While the rate-setting and supplemental payment provisions were among the most watched elements of the proposed rules, another change is likely to have an even more significant impact on patient care, particularly over time. The proposed regulations pull back the requirement that all states use “time and distance” travel standards to determine whether a health plan’s network of providers is sufficient to ensure that people have access to care. Under the proposal, states need only adopt some type of “quantitative” standard (e.g., minimum provider-to-enrollee ratios, maximum appointment wait-times) and can choose which, if any, specialists the state’s network adequacy standards apply to. For example, states could decide whether or not to set network adequacy standards for access to pediatric specialists.

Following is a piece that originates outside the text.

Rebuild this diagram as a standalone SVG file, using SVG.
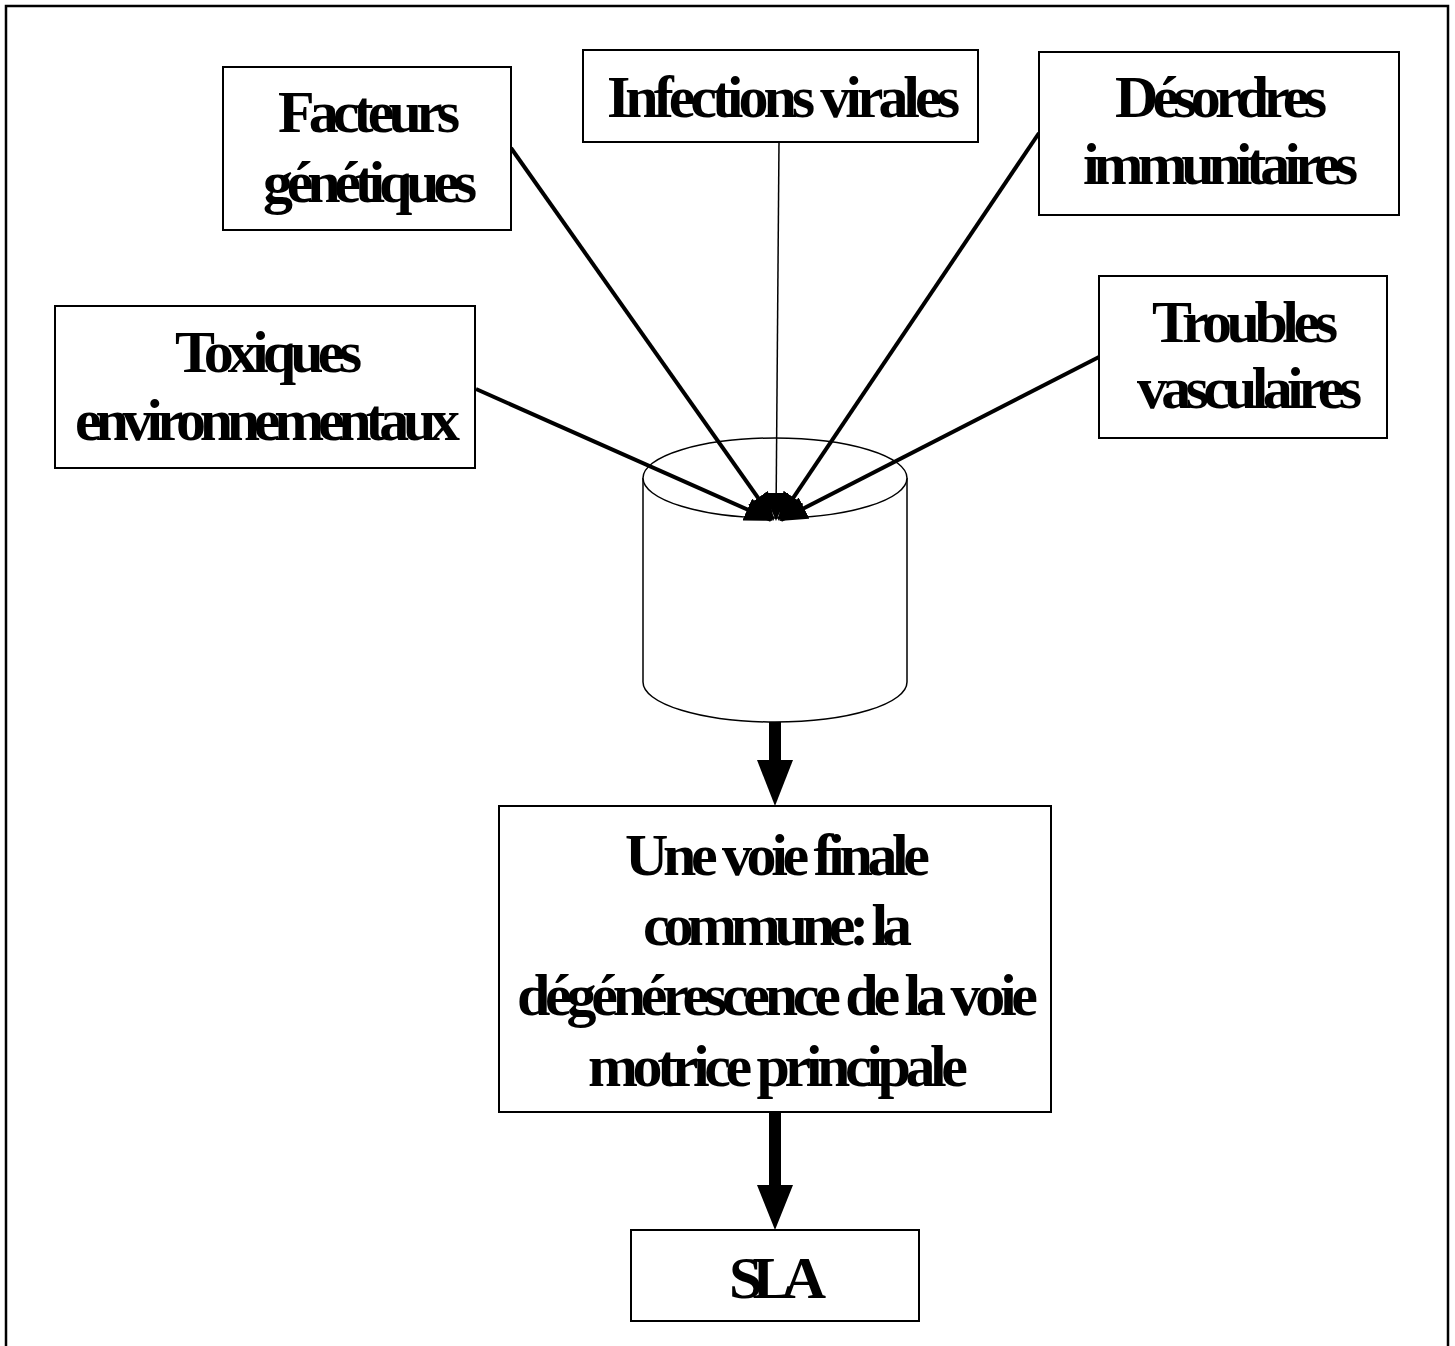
<svg xmlns="http://www.w3.org/2000/svg" width="1455" height="1346" viewBox="0 0 1455 1346">
<style>
.box{fill:#fff;stroke:#000;stroke-width:2}
.t{font-family:"Liberation Serif","Times New Roman",serif;font-weight:bold;font-size:60px;fill:#000}
.c{stroke:#000;stroke-width:4;fill:none}
.thin{stroke:#000;stroke-width:1.5;fill:none}
</style>
<defs>
<marker id="ah" markerUnits="userSpaceOnUse" markerWidth="28" markerHeight="24" refX="26" refY="12" orient="auto">
<path d="M0,0 L28,12 L0,24 Z" fill="#000"/>
</marker>
</defs>
<rect x="6" y="6" width="1442" height="1360" fill="none" stroke="#000" stroke-width="2.5"/>
<g id="cylindre">
<path d="M643,478 L643,682 A132,40 0 0 0 907,682 L907,478" fill="#fff" stroke="#000" stroke-width="1.5"/>
<ellipse cx="775" cy="478" rx="132" ry="40" fill="#fff" stroke="#000" stroke-width="1.5"/>
</g>
<g id="connecteurs">
<line class="c" x1="511" y1="148" x2="773" y2="519" marker-end="url(#ah)"/>
<line class="thin" x1="779" y1="142" x2="776" y2="519" marker-end="url(#ah)"/>
<line class="c" x1="1039" y1="133" x2="779" y2="519" marker-end="url(#ah)"/>
<line class="c" x1="476" y1="389" x2="771" y2="520" marker-end="url(#ah)"/>
<line class="c" x1="1099" y1="357" x2="781" y2="520" marker-end="url(#ah)"/>
<rect x="769" y="722" width="12" height="40" fill="#000"/>
<path d="M757,760 L793,760 L775,806 Z" fill="#000"/>
<rect x="769" y="1112" width="12" height="75" fill="#000"/>
<path d="M757,1185 L793,1185 L775,1230 Z" fill="#000"/>
</g>
<g id="facteurs">
<rect class="box" x="223" y="67" width="288" height="163"/>
<text class="t" x="278" y="132" textLength="182" lengthAdjust="spacing">Facteurs</text>
<text class="t" x="263" y="202" textLength="214" lengthAdjust="spacing">génétiques</text>
</g>
<g id="infections">
<rect class="box" x="583" y="50" width="395" height="92"/>
<text class="t" x="607" y="117" textLength="353" lengthAdjust="spacing">Infections virales</text>
</g>
<g id="desordres">
<rect class="box" x="1039" y="52" width="360" height="163"/>
<text class="t" x="1115" y="117" textLength="212" lengthAdjust="spacing">Désordres</text>
<text class="t" x="1083" y="184" textLength="275" lengthAdjust="spacing">immunitaires</text>
</g>
<g id="toxiques">
<rect class="box" x="55" y="306" width="420" height="162"/>
<text class="t" x="175" y="372" textLength="187" lengthAdjust="spacing">Toxiques</text>
<text class="t" x="75" y="440" textLength="385" lengthAdjust="spacing">environnementaux</text>
</g>
<g id="troubles">
<rect class="box" x="1099" y="276" width="288" height="162"/>
<text class="t" x="1152" y="342" textLength="186" lengthAdjust="spacing">Troubles</text>
<text class="t" x="1137" y="408" textLength="225" lengthAdjust="spacing">vasculaires</text>
</g>
<g id="voie">
<rect class="box" x="499" y="806" width="552" height="306"/>
<text class="t" x="625" y="875" textLength="305" lengthAdjust="spacing">Une voie finale</text>
<text class="t" x="643" y="945" textLength="269" lengthAdjust="spacing">commune: la</text>
<text class="t" x="517" y="1015" textLength="521" lengthAdjust="spacing">dégénérescence de la voie</text>
<text class="t" x="588" y="1086" textLength="380" lengthAdjust="spacing">motrice principale</text>
</g>
<g id="sla">
<rect class="box" x="631" y="1230" width="288" height="91"/>
<text class="t" x="729" y="1298" textLength="97" lengthAdjust="spacing">SLA</text>
</g>
</svg>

The proposed elimination of the requirement for states to adopt time and distance standards and option to not apply those standards to specialists is troubling, particularly when viewed within the context of related policy developments. In 2015, a decision of the U.S. Supreme Court barred Medicaid beneficiaries and providers from challenging Medicaid payment rates in federal courts. This decision meant that it is now up to states and ultimately CMS to ensure that Medicaid payment rates and provider networks are sufficient to ensure access to care. Nonetheless, earlier in 2018, CMS proposed new fee-for-service access regulations that relaxed existing requirements to ensure access to Medicaid services, and now it has taken a similar approach in the managed care context.
Many states may retain time and distance standards in managed care and apply appropriate standards to specialty care even if CMS finalizes the proposed rule. However, without the ability for beneficiaries or providers to seek relief through the courts, CMS’s role in setting expectations and monitoring access nationwide is critical. The elimination of a consistent approach to setting network adequacy standards coupled with the earlier proposed fee-for-service access regulations signal that CMS is not planning to exercise significant oversight responsibility.
Access to care for Medicaid beneficiaries is generally quite strong, but as the Medicaid and CHIP Payment and Access Commission (MACPAC) notes, in some parts of the country, people have trouble getting to a health professional’s office, especially for specialty services, even in good economic times. The next recession will inevitably create even greater risks to access. Ultimately, nothing is more vital to the Medicaid delivery system than ensuring that children, pregnant women, people with disabilities, seniors, and other adults with Medicaid coverage have timely access to quality care.